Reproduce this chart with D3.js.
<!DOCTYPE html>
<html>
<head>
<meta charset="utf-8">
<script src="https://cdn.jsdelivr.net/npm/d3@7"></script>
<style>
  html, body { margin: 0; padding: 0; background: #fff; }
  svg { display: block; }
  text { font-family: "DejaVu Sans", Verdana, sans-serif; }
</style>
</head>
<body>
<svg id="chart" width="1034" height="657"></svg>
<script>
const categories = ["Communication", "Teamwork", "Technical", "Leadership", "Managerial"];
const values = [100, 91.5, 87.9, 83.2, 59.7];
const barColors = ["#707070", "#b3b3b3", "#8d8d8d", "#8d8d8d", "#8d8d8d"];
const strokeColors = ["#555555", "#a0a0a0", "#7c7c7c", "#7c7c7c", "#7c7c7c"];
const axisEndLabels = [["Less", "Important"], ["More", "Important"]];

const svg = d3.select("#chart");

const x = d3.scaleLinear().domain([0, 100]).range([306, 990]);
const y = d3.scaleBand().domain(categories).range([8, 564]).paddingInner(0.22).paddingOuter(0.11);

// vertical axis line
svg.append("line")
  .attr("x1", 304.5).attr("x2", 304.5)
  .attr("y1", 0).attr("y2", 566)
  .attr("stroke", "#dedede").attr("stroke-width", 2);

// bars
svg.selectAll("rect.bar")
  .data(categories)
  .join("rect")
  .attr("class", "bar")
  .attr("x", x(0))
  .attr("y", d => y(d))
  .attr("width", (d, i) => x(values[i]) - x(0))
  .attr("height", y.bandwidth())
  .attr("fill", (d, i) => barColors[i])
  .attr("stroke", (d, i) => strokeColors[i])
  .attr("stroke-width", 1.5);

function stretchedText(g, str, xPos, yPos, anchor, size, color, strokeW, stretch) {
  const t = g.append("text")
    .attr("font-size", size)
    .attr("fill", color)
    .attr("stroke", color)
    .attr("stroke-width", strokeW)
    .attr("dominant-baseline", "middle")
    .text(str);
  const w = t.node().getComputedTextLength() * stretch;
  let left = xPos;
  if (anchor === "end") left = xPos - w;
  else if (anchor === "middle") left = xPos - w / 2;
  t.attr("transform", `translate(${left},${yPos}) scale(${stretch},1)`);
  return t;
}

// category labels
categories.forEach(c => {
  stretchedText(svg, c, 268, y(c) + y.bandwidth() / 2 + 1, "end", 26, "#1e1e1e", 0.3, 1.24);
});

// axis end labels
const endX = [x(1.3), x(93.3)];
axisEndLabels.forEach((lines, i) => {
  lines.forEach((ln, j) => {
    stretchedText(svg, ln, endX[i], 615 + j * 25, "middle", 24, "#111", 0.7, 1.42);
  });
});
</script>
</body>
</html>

--

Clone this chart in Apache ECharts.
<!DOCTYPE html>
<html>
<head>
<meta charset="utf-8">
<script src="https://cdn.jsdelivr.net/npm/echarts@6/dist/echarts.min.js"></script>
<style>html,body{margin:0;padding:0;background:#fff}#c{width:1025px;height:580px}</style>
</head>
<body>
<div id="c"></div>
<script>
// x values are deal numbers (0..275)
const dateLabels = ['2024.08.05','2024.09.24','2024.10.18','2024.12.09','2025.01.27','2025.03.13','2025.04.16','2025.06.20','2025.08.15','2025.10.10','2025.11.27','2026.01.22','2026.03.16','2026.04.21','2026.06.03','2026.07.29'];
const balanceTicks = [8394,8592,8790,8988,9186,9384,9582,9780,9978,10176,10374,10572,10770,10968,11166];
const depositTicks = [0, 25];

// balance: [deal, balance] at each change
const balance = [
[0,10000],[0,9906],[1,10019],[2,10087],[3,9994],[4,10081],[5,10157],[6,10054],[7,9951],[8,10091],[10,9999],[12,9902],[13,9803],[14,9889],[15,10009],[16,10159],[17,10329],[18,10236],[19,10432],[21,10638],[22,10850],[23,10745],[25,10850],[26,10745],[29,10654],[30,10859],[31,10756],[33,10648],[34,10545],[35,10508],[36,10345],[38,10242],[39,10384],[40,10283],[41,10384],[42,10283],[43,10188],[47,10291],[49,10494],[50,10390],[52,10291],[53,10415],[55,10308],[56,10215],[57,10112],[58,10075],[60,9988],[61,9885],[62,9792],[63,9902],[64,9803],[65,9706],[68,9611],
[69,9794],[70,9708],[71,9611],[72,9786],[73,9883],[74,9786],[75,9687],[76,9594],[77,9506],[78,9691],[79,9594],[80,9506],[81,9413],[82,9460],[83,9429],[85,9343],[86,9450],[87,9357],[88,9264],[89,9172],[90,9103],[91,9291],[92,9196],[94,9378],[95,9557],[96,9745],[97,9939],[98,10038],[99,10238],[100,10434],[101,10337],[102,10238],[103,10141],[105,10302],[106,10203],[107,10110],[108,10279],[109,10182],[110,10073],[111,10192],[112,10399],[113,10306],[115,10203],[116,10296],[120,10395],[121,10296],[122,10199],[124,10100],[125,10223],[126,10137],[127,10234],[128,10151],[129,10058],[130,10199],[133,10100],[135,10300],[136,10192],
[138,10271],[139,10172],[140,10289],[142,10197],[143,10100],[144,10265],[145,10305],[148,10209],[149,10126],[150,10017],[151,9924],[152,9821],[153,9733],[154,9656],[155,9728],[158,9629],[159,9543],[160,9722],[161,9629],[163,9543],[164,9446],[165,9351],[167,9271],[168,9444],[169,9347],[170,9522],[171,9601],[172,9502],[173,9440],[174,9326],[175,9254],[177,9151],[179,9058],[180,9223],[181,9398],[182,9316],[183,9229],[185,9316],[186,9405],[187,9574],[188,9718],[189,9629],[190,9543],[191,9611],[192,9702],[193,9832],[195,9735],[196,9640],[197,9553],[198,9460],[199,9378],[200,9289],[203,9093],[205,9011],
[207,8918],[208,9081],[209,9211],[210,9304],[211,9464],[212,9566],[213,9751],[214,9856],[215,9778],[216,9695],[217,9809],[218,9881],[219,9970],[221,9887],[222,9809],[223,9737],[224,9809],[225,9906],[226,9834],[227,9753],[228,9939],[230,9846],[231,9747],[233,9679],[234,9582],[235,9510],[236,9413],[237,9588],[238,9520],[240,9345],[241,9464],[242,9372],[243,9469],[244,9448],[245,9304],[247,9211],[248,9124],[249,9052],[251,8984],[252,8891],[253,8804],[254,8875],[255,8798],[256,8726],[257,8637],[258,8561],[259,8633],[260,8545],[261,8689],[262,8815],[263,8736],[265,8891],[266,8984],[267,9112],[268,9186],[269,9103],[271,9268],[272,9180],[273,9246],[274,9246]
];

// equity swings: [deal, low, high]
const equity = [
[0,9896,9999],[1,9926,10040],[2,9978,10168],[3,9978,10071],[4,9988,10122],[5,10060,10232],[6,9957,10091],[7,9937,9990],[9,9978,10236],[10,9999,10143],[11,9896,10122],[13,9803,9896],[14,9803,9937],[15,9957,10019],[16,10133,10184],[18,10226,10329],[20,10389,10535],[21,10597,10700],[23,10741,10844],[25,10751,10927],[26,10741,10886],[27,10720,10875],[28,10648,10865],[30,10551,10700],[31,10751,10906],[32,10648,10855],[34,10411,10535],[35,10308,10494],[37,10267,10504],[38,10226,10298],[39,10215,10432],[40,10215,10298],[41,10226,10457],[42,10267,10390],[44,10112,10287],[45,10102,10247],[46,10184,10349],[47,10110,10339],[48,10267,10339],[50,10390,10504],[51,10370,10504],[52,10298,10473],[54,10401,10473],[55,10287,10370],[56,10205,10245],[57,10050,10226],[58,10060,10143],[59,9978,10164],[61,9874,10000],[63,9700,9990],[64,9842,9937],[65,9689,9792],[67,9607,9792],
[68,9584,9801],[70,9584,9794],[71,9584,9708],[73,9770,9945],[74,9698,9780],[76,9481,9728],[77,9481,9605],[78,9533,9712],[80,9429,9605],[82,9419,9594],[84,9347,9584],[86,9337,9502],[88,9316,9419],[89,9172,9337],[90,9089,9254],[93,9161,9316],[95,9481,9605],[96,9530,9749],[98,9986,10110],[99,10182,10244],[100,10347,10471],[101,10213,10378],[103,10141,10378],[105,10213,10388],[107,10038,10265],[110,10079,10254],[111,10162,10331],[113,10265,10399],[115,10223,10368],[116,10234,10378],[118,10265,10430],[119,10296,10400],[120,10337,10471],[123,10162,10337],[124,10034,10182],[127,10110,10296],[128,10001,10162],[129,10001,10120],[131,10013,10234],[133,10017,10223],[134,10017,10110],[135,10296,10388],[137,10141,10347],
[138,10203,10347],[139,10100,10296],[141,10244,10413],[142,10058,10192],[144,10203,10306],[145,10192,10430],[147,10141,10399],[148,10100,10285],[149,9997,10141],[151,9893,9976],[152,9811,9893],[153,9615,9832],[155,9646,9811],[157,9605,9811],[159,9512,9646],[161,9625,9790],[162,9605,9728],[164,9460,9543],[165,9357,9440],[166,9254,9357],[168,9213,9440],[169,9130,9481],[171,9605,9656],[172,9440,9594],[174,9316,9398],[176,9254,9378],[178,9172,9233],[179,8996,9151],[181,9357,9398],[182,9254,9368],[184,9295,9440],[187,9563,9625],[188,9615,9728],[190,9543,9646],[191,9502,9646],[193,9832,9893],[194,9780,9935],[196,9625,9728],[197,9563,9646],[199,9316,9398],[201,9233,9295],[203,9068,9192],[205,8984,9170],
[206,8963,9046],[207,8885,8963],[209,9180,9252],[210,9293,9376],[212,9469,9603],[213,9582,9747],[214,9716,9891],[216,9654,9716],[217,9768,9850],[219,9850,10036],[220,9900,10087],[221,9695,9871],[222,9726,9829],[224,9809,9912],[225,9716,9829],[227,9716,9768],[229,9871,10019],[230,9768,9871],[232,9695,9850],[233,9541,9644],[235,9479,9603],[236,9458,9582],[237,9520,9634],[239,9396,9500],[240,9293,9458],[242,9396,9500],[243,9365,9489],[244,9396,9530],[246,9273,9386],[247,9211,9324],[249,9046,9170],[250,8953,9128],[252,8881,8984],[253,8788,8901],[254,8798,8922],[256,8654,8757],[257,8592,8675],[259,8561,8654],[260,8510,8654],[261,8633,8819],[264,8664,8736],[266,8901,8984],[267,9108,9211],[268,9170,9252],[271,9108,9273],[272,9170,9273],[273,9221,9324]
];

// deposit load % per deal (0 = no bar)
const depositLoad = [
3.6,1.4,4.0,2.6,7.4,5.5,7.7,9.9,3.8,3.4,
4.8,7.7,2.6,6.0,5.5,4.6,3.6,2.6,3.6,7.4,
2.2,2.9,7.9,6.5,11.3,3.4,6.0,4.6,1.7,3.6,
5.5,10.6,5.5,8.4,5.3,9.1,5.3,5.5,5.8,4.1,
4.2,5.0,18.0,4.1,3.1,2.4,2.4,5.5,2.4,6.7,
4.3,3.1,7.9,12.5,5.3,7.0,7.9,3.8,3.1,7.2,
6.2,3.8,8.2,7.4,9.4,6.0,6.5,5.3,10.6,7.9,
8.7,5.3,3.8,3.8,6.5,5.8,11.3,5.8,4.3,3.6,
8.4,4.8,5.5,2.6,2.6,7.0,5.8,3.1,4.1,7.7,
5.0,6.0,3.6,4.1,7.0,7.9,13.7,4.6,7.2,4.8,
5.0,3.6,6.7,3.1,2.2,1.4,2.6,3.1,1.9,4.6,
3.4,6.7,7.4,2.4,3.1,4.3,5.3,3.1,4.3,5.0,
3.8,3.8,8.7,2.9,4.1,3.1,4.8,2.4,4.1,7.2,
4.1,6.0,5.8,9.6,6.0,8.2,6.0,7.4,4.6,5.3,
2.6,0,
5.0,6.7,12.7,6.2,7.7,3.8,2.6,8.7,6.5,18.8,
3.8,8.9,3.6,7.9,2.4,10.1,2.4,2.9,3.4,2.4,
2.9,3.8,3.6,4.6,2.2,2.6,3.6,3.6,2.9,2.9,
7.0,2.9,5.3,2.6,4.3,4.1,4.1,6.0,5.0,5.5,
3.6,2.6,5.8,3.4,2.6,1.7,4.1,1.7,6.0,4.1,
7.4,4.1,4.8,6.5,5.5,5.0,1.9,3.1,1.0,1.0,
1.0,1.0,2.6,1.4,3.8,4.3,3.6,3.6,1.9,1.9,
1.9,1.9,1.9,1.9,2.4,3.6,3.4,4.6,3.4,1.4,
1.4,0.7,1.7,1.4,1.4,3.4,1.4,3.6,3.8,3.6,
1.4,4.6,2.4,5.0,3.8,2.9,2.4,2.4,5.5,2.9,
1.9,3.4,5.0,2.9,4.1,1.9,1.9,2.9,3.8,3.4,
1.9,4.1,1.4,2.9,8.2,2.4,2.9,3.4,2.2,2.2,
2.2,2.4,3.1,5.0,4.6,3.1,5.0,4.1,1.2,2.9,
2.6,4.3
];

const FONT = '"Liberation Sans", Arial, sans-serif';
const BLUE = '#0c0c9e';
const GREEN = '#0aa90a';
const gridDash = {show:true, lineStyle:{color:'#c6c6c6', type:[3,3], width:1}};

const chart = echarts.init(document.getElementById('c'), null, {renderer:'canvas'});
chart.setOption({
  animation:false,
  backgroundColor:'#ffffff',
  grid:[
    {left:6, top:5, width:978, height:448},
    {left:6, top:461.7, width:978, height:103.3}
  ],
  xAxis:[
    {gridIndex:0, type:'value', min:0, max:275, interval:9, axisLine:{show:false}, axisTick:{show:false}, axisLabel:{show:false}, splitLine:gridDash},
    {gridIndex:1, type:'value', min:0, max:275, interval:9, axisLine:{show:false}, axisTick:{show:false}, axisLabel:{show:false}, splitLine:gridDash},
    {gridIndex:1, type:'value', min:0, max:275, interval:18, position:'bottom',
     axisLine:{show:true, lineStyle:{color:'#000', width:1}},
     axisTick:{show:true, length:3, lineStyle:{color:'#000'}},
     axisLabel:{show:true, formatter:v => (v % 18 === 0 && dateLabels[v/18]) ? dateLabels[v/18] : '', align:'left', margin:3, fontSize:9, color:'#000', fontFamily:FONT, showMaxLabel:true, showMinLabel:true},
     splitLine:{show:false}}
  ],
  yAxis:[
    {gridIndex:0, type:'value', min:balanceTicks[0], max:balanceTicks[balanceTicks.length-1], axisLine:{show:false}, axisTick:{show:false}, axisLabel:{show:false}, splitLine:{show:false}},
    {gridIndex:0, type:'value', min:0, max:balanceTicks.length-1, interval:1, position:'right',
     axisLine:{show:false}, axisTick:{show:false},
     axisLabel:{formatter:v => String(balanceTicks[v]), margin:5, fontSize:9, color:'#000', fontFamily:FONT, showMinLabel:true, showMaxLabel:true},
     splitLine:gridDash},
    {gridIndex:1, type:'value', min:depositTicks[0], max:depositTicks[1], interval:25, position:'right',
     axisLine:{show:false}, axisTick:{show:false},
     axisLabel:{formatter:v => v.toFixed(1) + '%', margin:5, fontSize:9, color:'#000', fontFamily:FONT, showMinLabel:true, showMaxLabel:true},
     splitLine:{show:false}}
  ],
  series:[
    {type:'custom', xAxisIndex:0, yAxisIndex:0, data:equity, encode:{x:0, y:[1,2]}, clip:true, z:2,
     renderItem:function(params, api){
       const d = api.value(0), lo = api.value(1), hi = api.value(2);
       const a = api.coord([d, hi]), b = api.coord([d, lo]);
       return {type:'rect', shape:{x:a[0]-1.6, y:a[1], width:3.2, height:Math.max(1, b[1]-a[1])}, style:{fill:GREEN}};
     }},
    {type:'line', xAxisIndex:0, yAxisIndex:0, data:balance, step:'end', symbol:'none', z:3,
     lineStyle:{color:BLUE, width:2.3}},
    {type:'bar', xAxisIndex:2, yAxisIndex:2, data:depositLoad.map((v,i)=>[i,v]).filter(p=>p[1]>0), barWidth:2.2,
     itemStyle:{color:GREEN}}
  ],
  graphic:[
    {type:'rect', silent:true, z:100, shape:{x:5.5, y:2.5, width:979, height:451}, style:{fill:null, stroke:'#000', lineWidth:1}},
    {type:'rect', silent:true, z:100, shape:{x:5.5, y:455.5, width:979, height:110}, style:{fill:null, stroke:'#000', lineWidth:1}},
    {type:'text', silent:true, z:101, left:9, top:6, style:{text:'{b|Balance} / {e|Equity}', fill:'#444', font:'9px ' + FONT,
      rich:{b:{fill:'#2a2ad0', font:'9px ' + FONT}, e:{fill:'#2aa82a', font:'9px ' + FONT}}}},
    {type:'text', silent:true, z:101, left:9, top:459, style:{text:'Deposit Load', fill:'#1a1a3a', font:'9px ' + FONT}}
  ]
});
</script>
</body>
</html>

● What is being asked
From the records above, repeat exactly the lines from the one with "Clone this chart in Apache ECharts." through the one with "const depositTicks = [0, 25];", both included.

● Answer in full
Clone this chart in Apache ECharts.
<!DOCTYPE html>
<html>
<head>
<meta charset="utf-8">
<script src="https://cdn.jsdelivr.net/npm/echarts@6/dist/echarts.min.js"></script>
<style>html,body{margin:0;padding:0;background:#fff}#c{width:1025px;height:580px}</style>
</head>
<body>
<div id="c"></div>
<script>
// x values are deal numbers (0..275)
const dateLabels = ['2024.08.05','2024.09.24','2024.10.18','2024.12.09','2025.01.27','2025.03.13','2025.04.16','2025.06.20','2025.08.15','2025.10.10','2025.11.27','2026.01.22','2026.03.16','2026.04.21','2026.06.03','2026.07.29'];
const balanceTicks = [8394,8592,8790,8988,9186,9384,9582,9780,9978,10176,10374,10572,10770,10968,11166];
const depositTicks = [0, 25];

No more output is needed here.